- Date: June 27, 2012
- Venue: Punta Cana, Dominican Republic
- Entrants: 1
- Winner: Melody Mir Jiménez Santiago

= Miss RD Internacional 2012 =

The Miss RD Internacional 2012 was hand-picked by the Organization of Miss International Dominican Republic and the franchiser responsible to send a Dominican representative to the Miss International 2012 beauty pageant. The Miss RD Internacional 2012 pageant was postponed due to lack of money and sponsors. Instead they hand-picked the Miss Spain 2009 semifinalist of Dominican origins, Melody Mir Jiménez from Santiago de los Caballeros, Santiago. Reina Nacional de Belleza 2012 will be held in October 2012 and then will send the winner to Miss World 2013, Miss International 2013, Miss Supranational 2013. The Miss RD Internacional 2012 is 21 years old and has a height of 5 feet 10 inches. Melody is a current student Universidad Iberoamericana (UNIBE) majoring in medicine. She was born in Santiago de los Caballeros but raised in Palmas de Mallorca, Spain. She participated in Reina Hispanoamericana 2009 representing Spain.

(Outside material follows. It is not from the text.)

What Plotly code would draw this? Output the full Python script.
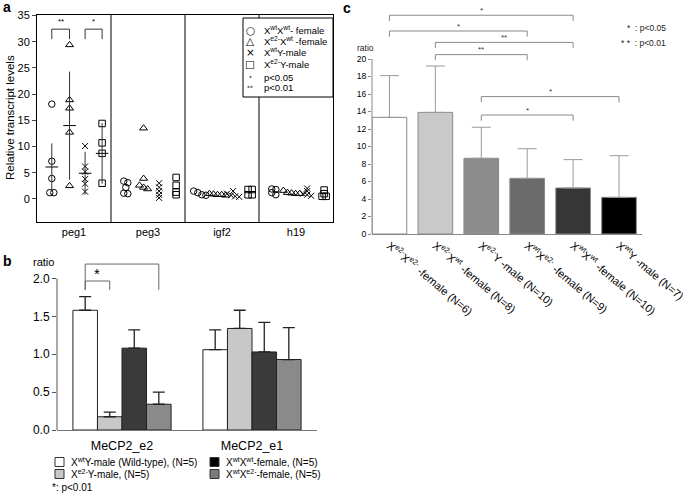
import plotly.graph_objects as go

W, H = 685, 499
FONT = "Liberation Sans, Arial, Helvetica, sans-serif"


def px(x):
    return x / W


def py(y):
    return 1 - y / H


# ---------------- Panel a data ----------------
genes = ["peg1", "peg3", "igf2", "h19"]
a_group_labels = [
    "X<sup>wt</sup>X<sup>wt</sup>- female",
    "X<sup>e2-</sup>X<sup>wt</sup> -female",
    "X<sup>wt</sup>Y-male",
    "X<sup>e2-</sup>Y-male",
]
xwtxwt_female = [[18.1, 7.2, 3.9, 1.2, 1.2], [3.4, 3.1, 2.2, 1.1, 1.0], [1.5, 1.2, 0.8, 0.7], [1.9, 1.8, 1.2, 0.8]]
xe2xwt_female = [[29.4, 18.9, 17.3, 12.7, 2.5], [13.5, 3.9, 2.6, 2.2, 1.9], [1.0, 0.9, 0.8, 0.8, 0.7], [1.6, 1.2, 1.1, 1.0, 1.0]]
xwty_male = [[10.1, 6.2, 5.2, 3.8, 2.9, 1.4], [3.0, 2.2, 1.5, 0.8, 0.2], [1.5, 1.0, 0.7, 0.5, 0.4], [2.0, 1.5, 1.0, 0.8, 0.6]]
xe2y_male = [[14.4, 10.7, 8.7, 3.0], [4.1, 2.6, 1.3, 0.8], [1.8, 1.8, 0.8, 0.8], [1.7, 1.0, 0.5, 0.5]]
peg1_mean = [6.1, 14.0, 4.9, 8.7]
peg1_sd = [4.5, 10.3, 4.1, 5.8]
a_ticks = [0, 5, 10, 15, 20, 25, 30, 35]

# ---------------- Panel b data ----------------
b_categories = ["MeCP2_e2", "MeCP2_e1"]
b_series_names = [
    "X<sup>wt</sup>Y-male (Wild-type), (N=5)",
    "X<sup>e2-</sup>Y-male, (N=5)",
    "X<sup>wt</sup>X<sup>wt</sup>-female, (N=5)",
    "X<sup>wt</sup>X<sup>e2-</sup>-female, (N=5)",
]
b_wt_male = [1.58, 1.06]
b_e2_male = [0.175, 1.34]
b_wtwt_female = [1.08, 1.03]
b_wte2_female = [0.34, 0.93]
b_wt_male_sd = [0.18, 0.26]
b_e2_male_sd = [0.06, 0.24]
b_wtwt_female_sd = [0.24, 0.39]
b_wte2_female_sd = [0.16, 0.42]
b_ticks = [0.0, 0.5, 1.0, 1.5, 2.0]

# ---------------- Panel c data ----------------
c_labels = [
    "X<sup>e2-</sup>X<sup>e2-</sup> -female (N=6)",
    "X<sup>e2-</sup>X<sup>wt</sup> -female (N=8)",
    "X<sup>e2-</sup>Y -male (N=10)",
    "X<sup>wt</sup>X<sup>e2-</sup> -female (N=9)",
    "X<sup>wt</sup>X<sup>wt</sup> -female (N=10)",
    "X<sup>wt</sup>Y -male (N=7)",
]
c_values = [13.33, 13.9, 8.65, 6.36, 5.26, 4.19]
c_sd = [4.77, 5.3, 3.55, 3.39, 3.24, 4.76]
c_ticks = [0, 2, 4, 6, 8, 10, 12, 14, 16, 18, 20]

# ---------------- styles ----------------
a_offsets = [-0.30, -0.06, 0.15, 0.38]
a_symbols = ["circle-open", "triangle-up-open", "x-thin-open", "square-open"]
a_sizes = [6.5, 7, 6, 6.5]
b_colors = ["#ffffff", "#c8c8c8", "#3a3a3a", "#8a8a8a"]
b_legend_colors = ["#ffffff", "#c8c8c8", "#000000", "#7a7a7a"]
c_colors = ["#ffffff", "#c9c9c9", "#8c8c8c", "#6b6b6b", "#363636", "#000000"]


def jitter(vals, step=0.055, thr=0.45):
    order = sorted(range(len(vals)), key=lambda i: -vals[i])
    clusters = []
    for i in order:
        if clusters and abs(vals[clusters[-1][-1]] - vals[i]) < thr:
            clusters[-1].append(i)
        else:
            clusters.append([i])
    off = [0.0] * len(vals)
    for c in clusters:
        n = len(c)
        for k, i in enumerate(c):
            off[i] = (k - (n - 1) / 2) * step
    return off


def A(x, y, text, size, xanchor="center", yanchor="middle", color="black", **kw):
    d = dict(x=x, y=y, xref="paper", yref="paper", text=text, showarrow=False,
             xanchor=xanchor, yanchor=yanchor, font=dict(size=size, color=color))
    d.update(kw)
    return d


fig = go.Figure()

# ---- panel a traces ----
a_groups = [xwtxwt_female, xe2xwt_female, xwty_male, xe2y_male]
for g, data in enumerate(a_groups):
    xs, ys = [], []
    for gi, vals in enumerate(data):
        j = jitter(vals)
        for v, o in zip(vals, j):
            xs.append(gi + a_offsets[g] + o)
            ys.append(v)
    fig.add_trace(go.Scatter(
        x=xs, y=ys, mode="markers", xaxis="x", yaxis="y",
        marker=dict(symbol=a_symbols[g], size=a_sizes[g], color="black",
                    line=dict(color="black", width=1)),
        showlegend=False, hoverinfo="skip"))

fig.add_trace(go.Scatter(
    x=[a_offsets[g] for g in range(4)], y=peg1_mean, mode="markers",
    xaxis="x", yaxis="y",
    marker=dict(symbol="line-ew-open", size=9, color="black", line=dict(color="black", width=1)),
    error_y=dict(type="data", array=peg1_sd, visible=True, width=0, thickness=1, color="#333"),
    showlegend=False, hoverinfo="skip"))

# ---- panel b traces ----
b_series = [b_wt_male, b_e2_male, b_wtwt_female, b_wte2_female]
b_sds = [b_wt_male_sd, b_e2_male_sd, b_wtwt_female_sd, b_wte2_female_sd]
for i, (vals, sd) in enumerate(zip(b_series, b_sds)):
    fig.add_trace(go.Bar(
        x=list(range(len(b_categories))), y=vals, xaxis="x2", yaxis="y2",
        name=b_series_names[i], offsetgroup=str(i),
        marker=dict(color=b_colors[i], line=dict(color="#222", width=1)),
        error_y=dict(type="data", array=sd, arrayminus=[0] * len(sd), symmetric=False,
                     visible=True, width=6, thickness=1.3, color="#222"),
        showlegend=False, hoverinfo="skip"))

# ---- panel c traces ----
fig.add_trace(go.Bar(
    x=list(range(len(c_labels))), y=c_values, xaxis="x3", yaxis="y3",
    marker=dict(color=c_colors, line=dict(color="#8a8a8a", width=1)),
    error_y=dict(type="data", array=c_sd, arrayminus=[0] * len(c_sd), symmetric=False,
                 visible=True, width=9.5, thickness=1, color="#9a9a9a"),
    showlegend=False, hoverinfo="skip"))

shapes = []
ann = []

# ---- panel a decorations ----
for s in [0.5, 1.5, 2.5]:
    shapes.append(dict(type="line", xref="x", yref="y domain", x0=s, x1=s, y0=0, y1=1,
                       line=dict(color="black", width=1)))
for (g1, g2, star) in [(0, 1, "**"), (2, 3, "*")]:
    x1, x2 = a_offsets[g1], a_offsets[g2]
    shapes.append(dict(type="path", xref="x", yref="y",
                       path=f"M {x1},30.5 L {x1},32.4 L {x2},32.4 L {x2},30.5",
                       line=dict(color="#333", width=1)))
    ann.append(dict(x=(x1 + x2) / 2, y=33.9, xref="x", yref="y", text=star, showarrow=False,
                    xanchor="center", yanchor="middle", font=dict(size=8, color="black")))

# panel a legend (manual)
shapes.append(dict(type="rect", xref="paper", yref="paper", x0=px(243), x1=px(333), y0=py(97), y1=py(18),
                   line=dict(color="black", width=1), fillcolor="white", layer="above"))
leg_syms = ["○", "△", "×", "□", "<span style='font-size:6px'>*</span>", "<span style='font-size:6px'>**</span>"]
leg_txt = a_group_labels + ["p<0.05", "p<0.01"]
leg_y = [30, 41, 52, 64, 77, 88]
for s, t, yy in zip(leg_syms, leg_txt, leg_y):
    d = A(px(250), py(yy), s, 10.5)
    d["font"]["family"] = "DejaVu Sans"
    ann.append(d)
    ann.append(A(px(262), py(yy), t, 9.5, xanchor="left"))

ann.append(A(px(10), py(118), "Relative transcript levels", 11.5, textangle=-90))
ann.append(A(px(7), py(7), "<b>a</b>", 14))

# ---- panel b decorations ----
bgap = 0.245
gw = 1 - bgap
b_center = [-gw / 2 + (i + 0.5) * gw / 4 for i in range(4)]
shapes.append(dict(type="line", xref="x2 domain", yref="y2", x0=0, x1=0, y0=0, y1=2.0,
                   line=dict(color="#555", width=1)))
shapes.append(dict(type="path", xref="x2", yref="y2",
                   path=f"M {b_center[0]},1.85 L {b_center[0]},1.966 L {b_center[1]},1.966 L {b_center[1]},1.85",
                   line=dict(color="#666", width=1)))
shapes.append(dict(type="path", xref="x2", yref="y2",
                   path=f"M {b_center[0]},1.85 L {b_center[0]},2.19 L {b_center[3]},2.19 L {b_center[3]},1.85",
                   line=dict(color="#666", width=1)))
ann.append(dict(x=(b_center[0] + b_center[1]) / 2, y=2.06, xref="x2", yref="y2", text="*",
                showarrow=False, xanchor="center", yanchor="middle", font=dict(size=15, color="black")))
ann.append(dict(x=(b_center[0] + b_center[3]) / 2, y=2.29, xref="x2", yref="y2", text="*",
                showarrow=False, xanchor="center", yanchor="middle", font=dict(size=15, color="black")))
ann.append(A(px(43), py(262), "ratio", 11))
ann.append(A(px(8), py(261), "<b>b</b>", 14))
b_leg_pos = [(55, 462), (55, 474), (210, 462), (210, 474)]
for i, (lx, ly) in enumerate(b_leg_pos):
    shapes.append(dict(type="rect", xref="paper", yref="paper", x0=px(lx), x1=px(lx + 9),
                       y0=py(ly + 4.5), y1=py(ly - 4.5), fillcolor=b_legend_colors[i],
                       line=dict(color="#333", width=1)))
    ann.append(A(px(lx + 14), py(ly), b_series_names[i], 10, xanchor="left"))
ann.append(A(px(50), py(487), "*: p<0.01", 10, xanchor="left"))

# ---- panel c decorations ----
shapes.append(dict(type="line", xref="x3 domain", yref="y3", x0=0, x1=0, y0=0, y1=20,
                   line=dict(color="#888", width=1)))
c_brackets = [(0, 4, 25.0, "*"), (0, 3, 23.2, "*"), (1, 4, 21.9, "**"), (1, 3, 20.5, "**"),
              (2, 5, 15.7, "*"), (2, 4, 13.6, "*")]
for (i1, i2, top, star) in c_brackets:
    leg = top - 0.65
    shapes.append(dict(type="path", xref="x3", yref="y3",
                       path=f"M {i1},{leg} L {i1},{top} L {i2},{top} L {i2},{leg}",
                       line=dict(color="#8a8a8a", width=1)))
    ann.append(dict(x=(i1 + i2) / 2, y=top + 0.55, xref="x3", yref="y3", text=star, showarrow=False,
                    xanchor="center", yanchor="middle", font=dict(size=8, color="#333")))
ann.append(A(px(365), py(48), "ratio", 8.5, color="#222"))
ann.append(A(px(668), py(28), "*  : p<0.05", 8.5, xanchor="right", color="#222"))
ann.append(A(px(668), py(43), "* *  : p<0.01", 8.5, xanchor="right", color="#222"))
ann.append(A(px(347), py(8), "<b>c</b>", 14))

noauto = dict(automargin=False, showgrid=False, zeroline=False)
fig.update_layout(
    template="none",
    width=W, height=H, margin=dict(l=0, r=0, t=0, b=0, pad=0),
    paper_bgcolor="white", plot_bgcolor="white",
    font=dict(family=FONT, color="black"),
    barmode="group", bargap=bgap, bargroupgap=0,
    showlegend=False,
    shapes=shapes, annotations=ann,
    xaxis=dict(domain=[px(37), px(333)], range=[-0.5, 3.5], tickvals=list(range(len(genes))),
               ticktext=genes, showline=True, mirror=True, linecolor="black", linewidth=1,
               ticks="", tickfont=dict(size=11), anchor="y", **noauto),
    yaxis=dict(domain=[py(222), py(15)], range=[-4.4, 35.1], tickvals=a_ticks,
               showline=True, mirror=True, linecolor="black", linewidth=1, ticks="outside",
               ticklen=4, tickfont=dict(size=11), anchor="x", **noauto),
    xaxis2=dict(domain=[px(57), px(317)], range=[-0.5, 1.5], tickvals=list(range(len(b_categories))),
                ticktext=b_categories, showline=True, linecolor="#777", linewidth=1, ticks="",
                tickfont=dict(size=12.5), anchor="y2", ticklabelstandoff=4, **noauto),
    yaxis2=dict(domain=[py(430), py(259.5)], range=[0, 2.25], tickvals=b_ticks, tickformat=".1f",
                showline=False, ticks="outside", ticklen=4, tickcolor="#555",
                tickfont=dict(size=12), anchor="x2", **noauto),
    xaxis3=dict(domain=[px(372), px(642)], range=[-0.38, 5.5], tickvals=list(range(len(c_labels))),
                ticktext=c_labels, tickangle=40, showline=True, linecolor="#888", linewidth=1,
                ticks="", tickfont=dict(size=11), anchor="y3", ticklabeloverflow="allow", **noauto),
    yaxis3=dict(domain=[py(234), py(6.5)], range=[0, 26], tickvals=c_ticks, showline=False,
                ticks="outside", ticklen=3, tickcolor="#888",
                tickfont=dict(size=8.5), anchor="x3", **noauto),
)

fig.write_html("out.html", config={"displayModeBar": False},
               post_script="document.body.style.margin='0px';document.body.style.overflow='hidden';")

Melody Mir Jimenez, Spanish father and Dominican mother, born in Santo Domingo (Dominican Republic).
In 2008, at the age of only 18 years, she became Miss Islas Baleares; later she participated in Miss Spain 2009 and became a finalist and was selected to represent the country in an international competition held in October 2009 as Reina Hispanoamericana 2009 and had won second runner-up (equivalent to fourth position).
Currently, she is finishing her tourism studies and works as a model. She can speak and has some knowledge of a variety of different languages.
On July 4 she was hand-picked to be Miss Dominican Republic International 2012"for the Miss International 2012 that would be held in Okinawa on October 21.